=== SHORT TASK ===
Drop every picture. Then return, exactly, the lines from the beginning of the listing below through the one containing "import seaborn as sns".

=== SUPPLIED INFORMATION ===
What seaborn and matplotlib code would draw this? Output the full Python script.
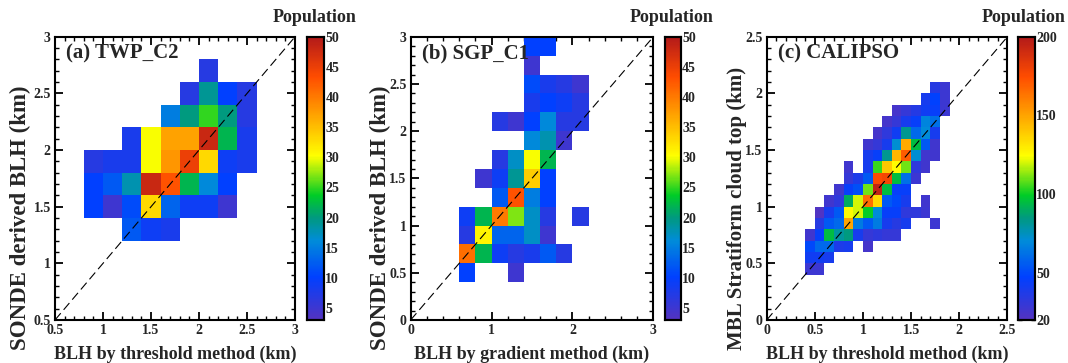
import numpy as np
import pandas as pd
import matplotlib
matplotlib.use("Agg")
import matplotlib.pyplot as plt
from matplotlib.colors import LinearSegmentedColormap
from matplotlib.ticker import MultipleLocator, FuncFormatter
import seaborn as sns

# ---------------- data (bin centres, km; counts) ----------------
# (a) TWP_C2 : 0.2 km bins, rows listed from top (highest y) to bottom
A_XC = [0.9, 1.1, 1.3, 1.5, 1.7, 1.9, 2.1, 2.3, 2.5]
A_YC = [2.7, 2.5, 2.3, 2.1, 1.9, 1.7, 1.5, 1.3]
A_COUNTS = [
    [0, 0, 0, 0, 0, 0, 7, 0, 0],
    [0, 0, 0, 0, 0, 7, 19, 10, 7],
    [0, 0, 0, 0, 15, 20, 25, 20, 7],
    [0, 0, 8, 30, 37, 37, 48, 22, 8],
    [7, 8, 8, 30, 38, 45, 33, 9, 8],
    [10, 12, 18, 48, 43, 22, 16, 10, 0],
    [10, 5, 11, 33, 13, 9, 9, 5, 0],
    [0, 0, 12, 9, 8, 0, 0, 0, 0],
]

# (b) SGP_C1 : 0.2 km bins
B_XC = [0.7, 0.9, 1.1, 1.3, 1.5, 1.7, 1.9, 2.1]
B_YC = [2.9, 2.7, 2.5, 2.3, 2.1, 1.9, 1.7, 1.5, 1.3, 1.1, 0.9, 0.7, 0.5]
B_COUNTS = [
    [0, 0, 0, 0, 10, 10, 0, 0],
    [0, 0, 0, 0, 5, 0, 0, 0],
    [0, 0, 0, 0, 11, 8, 7, 5],
    [0, 0, 0, 0, 8, 10, 9, 7],
    [0, 0, 7, 5, 10, 16, 7, 7],
    [0, 0, 0, 0, 16, 18, 5, 0],
    [0, 0, 7, 17, 30, 22, 0, 0],
    [0, 5, 9, 19, 34, 10, 0, 0],
    [0, 0, 12, 43, 15, 10, 0, 0],
    [9, 22, 40, 27, 17, 7, 0, 7],
    [7, 31, 13, 13, 17, 5, 0, 0],
    [41, 22, 9, 7, 8, 12, 7, 0],
    [10, 0, 0, 5, 0, 0, 0, 0],
]

# (c) CALIPSO : 0.1 km bins
C_XC = [0.45, 0.55, 0.65, 0.75, 0.85, 0.95, 1.05, 1.15, 1.25, 1.35, 1.45, 1.55, 1.65, 1.75, 1.85]
C_YC = [2.05, 1.95, 1.85, 1.75, 1.65, 1.55, 1.45, 1.35, 1.25, 1.15, 1.05, 0.95, 0.85, 0.75, 0.65, 0.55, 0.45]
C_COUNTS = [
    [0, 0, 0, 0, 0, 0, 0, 0, 0, 0, 0, 0, 0, 35, 28],
    [0, 0, 0, 0, 0, 0, 0, 0, 0, 0, 0, 0, 40, 48, 28],
    [0, 0, 0, 0, 0, 0, 0, 0, 0, 25, 30, 36, 42, 45, 28],
    [0, 0, 0, 0, 0, 0, 0, 0, 25, 30, 40, 45, 68, 62, 0],
    [0, 0, 0, 0, 0, 0, 0, 25, 32, 42, 82, 60, 70, 40, 0],
    [0, 0, 0, 0, 0, 0, 27, 30, 40, 72, 148, 95, 55, 27, 0],
    [0, 0, 0, 0, 0, 0, 40, 45, 82, 145, 170, 72, 27, 27, 0],
    [0, 0, 0, 0, 27, 0, 40, 105, 140, 125, 110, 32, 27, 0, 0],
    [0, 0, 0, 0, 30, 38, 55, 175, 178, 95, 62, 28, 0, 0, 0],
    [0, 0, 0, 27, 45, 52, 110, 195, 95, 45, 45, 0, 0, 0, 0],
    [0, 0, 27, 32, 90, 120, 165, 135, 55, 50, 40, 0, 27, 0, 0],
    [0, 22, 40, 55, 125, 120, 100, 70, 45, 45, 32, 32, 28, 0, 0],
    [0, 35, 55, 60, 150, 65, 55, 65, 40, 35, 40, 0, 0, 28, 0],
    [27, 45, 95, 80, 85, 40, 30, 33, 30, 30, 0, 0, 0, 0, 0],
    [50, 60, 60, 38, 40, 0, 25, 0, 0, 0, 0, 0, 0, 0, 0],
    [42, 42, 40, 0, 0, 0, 0, 0, 0, 0, 0, 0, 0, 0, 0],
    [28, 28, 0, 0, 0, 0, 0, 0, 0, 0, 0, 0, 0, 0, 0],
]

TITLES = ["(a) TWP_C2", "(b) SGP_C1", "(c) CALIPSO"]
XLABELS = ["BLH by threshold method (km)", "BLH by gradient method (km)", "BLH by threshold method (km)"]
YLABELS = ["SONDE derived BLH (km)", "SONDE derived BLH (km)", "MBL Stratiform cloud top (km)"]
CBAR_LABEL = "Population"
CBAR_TICKS = [[5, 10, 15, 20, 25, 30, 35, 40, 45, 50],
              [5, 10, 15, 20, 25, 30, 35, 40, 45, 50],
              [20, 50, 100, 150, 200]]

# ---------------- style ----------------
sns.set_theme(style="white")
plt.rcParams["font.family"] = ["Liberation Serif", "DejaVu Serif"]
plt.rcParams["font.weight"] = "bold"
plt.rcParams["axes.labelweight"] = "bold"

cmap = LinearSegmentedColormap.from_list("idl", [
    (0.00, (0.33, 0.20, 0.75)),
    (0.15, (0.00, 0.25, 1.00)),
    (0.28, (0.00, 0.55, 0.85)),
    (0.36, (0.00, 0.60, 0.50)),
    (0.44, (0.00, 0.80, 0.15)),
    (0.58, (1.00, 1.00, 0.00)),
    (0.72, (1.00, 0.65, 0.00)),
    (0.86, (1.00, 0.30, 0.00)),
    (1.00, (0.70, 0.10, 0.10)),
])


def to_frame(xc, yc, counts):
    rows = []
    for j, yv in enumerate(yc):
        for i, xv in enumerate(xc):
            if counts[j][i] > 0:
                rows.append((xv, yv, counts[j][i]))
    return pd.DataFrame(rows, columns=["x", "y", "w"])


panels = [
    dict(df=to_frame(A_XC, A_YC, A_COUNTS), bw=0.2, lim=(0.5, 3.0), vmin=3, vmax=50,
         xmaj=0.5, xmin=0.1, ymaj=0.5, ymin=0.1, ylx=20, yls=16.5,
         ax=[0.0515, 0.1185, 0.2247, 0.780], cax=[0.2875, 0.1185, 0.0159, 0.780]),
    dict(df=to_frame(B_XC, B_YC, B_COUNTS), bw=0.2, lim=(0.0, 3.0), vmin=3, vmax=50,
         xmaj=1.0, xmin=0.2, ymaj=0.5, ymin=0.1, ylx=380, yls=16.5,
         ax=[0.3845, 0.1185, 0.2272, 0.780], cax=[0.6227, 0.1185, 0.0147, 0.780]),
    dict(df=to_frame(C_XC, C_YC, C_COUNTS), bw=0.1, lim=(0.0, 2.5), vmin=20, vmax=200,
         xmaj=0.5, xmin=0.1, ymaj=0.5, ymin=0.1, ylx=737, yls=15,
         ax=[0.7179, 0.1185, 0.2253, 0.780], cax=[0.9529, 0.1185, 0.0162, 0.780]),
]

W, H = 1068, 363
fig = plt.figure(figsize=(W / 100, H / 100), dpi=100)
fmt = FuncFormatter(lambda v, p: f"{v:g}")

for k, p in enumerate(panels):
    ax = fig.add_axes(p["ax"])
    cax = fig.add_axes(p["cax"])
    lo, hi = p["lim"]
    edges = np.round(np.arange(-2.0, 5.0 + 1e-9, p["bw"]), 3)
    sns.histplot(data=p["df"], x="x", y="y", weights="w", bins=[edges, edges],
                 cmap=cmap, vmin=p["vmin"], vmax=p["vmax"], thresh=0,
                 cbar=True, cbar_ax=cax, cbar_kws={"ticks": CBAR_TICKS[k]}, ax=ax)
    ax.plot([lo, hi], [lo, hi], color="black", lw=0.8, ls=(0, (8, 4)))
    ax.set_xlim(lo, hi)
    ax.set_ylim(lo, hi)
    ax.xaxis.set_major_locator(MultipleLocator(p["xmaj"]))
    ax.xaxis.set_minor_locator(MultipleLocator(p["xmin"]))
    ax.yaxis.set_major_locator(MultipleLocator(p["ymaj"]))
    ax.yaxis.set_minor_locator(MultipleLocator(p["ymin"]))
    ax.xaxis.set_major_formatter(fmt)
    ax.yaxis.set_major_formatter(fmt)
    ax.tick_params(which="both", direction="in", top=True, right=True,
                   bottom=True, left=True, color="black")
    ax.tick_params(which="major", length=6, width=1.3, labelsize=10, pad=3)
    ax.tick_params(which="minor", length=3, width=1.0)
    for lab in ax.get_xticklabels() + ax.get_yticklabels():
        lab.set_fontweight("bold")
    for s in ax.spines.values():
        s.set_visible(True)
        s.set_color("black")
        s.set_linewidth(1.5)
    ax.set_xlabel(XLABELS[k], fontsize=13, fontweight="bold", labelpad=6)
    ax.set_ylabel("")
    fig.text(p["ylx"] / W, 13 / H, YLABELS[k], rotation=90, ha="center", va="bottom",
             fontsize=p["yls"], fontweight="bold")
    ax.text(0.045, 0.94, TITLES[k], transform=ax.transAxes, fontsize=15,
            fontweight="bold", ha="left", va="center")

    cax.set_ylim(p["vmin"], p["vmax"])
    cax.tick_params(which="both", direction="in", left=True, right=True,
                    length=3, width=1.0, color="black", labelsize=10, pad=1)
    cax.minorticks_off()
    for lab in cax.get_yticklabels():
        lab.set_fontweight("bold")
    for s in cax.spines.values():
        s.set_visible(True)
        s.set_linewidth(1.5)
        s.set_color("black")
    cpos = p["cax"]
    if k < 2:
        fig.text(cpos[0] + cpos[2] / 2 - 1 / W, 1 - 18 / H, CBAR_LABEL, ha="center",
                 va="center", fontsize=13, fontweight="bold")
    else:
        fig.text(1 - 2 / W, 1 - 18 / H, CBAR_LABEL, ha="right",
                 va="center", fontsize=13, fontweight="bold")

fig.savefig("out.png", dpi=100, facecolor="white")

=== RESULT ===
What seaborn and matplotlib code would draw this? Output the full Python script.
import numpy as np
import pandas as pd
import matplotlib
matplotlib.use("Agg")
import matplotlib.pyplot as plt
from matplotlib.colors import LinearSegmentedColormap
from matplotlib.ticker import MultipleLocator, FuncFormatter
import seaborn as sns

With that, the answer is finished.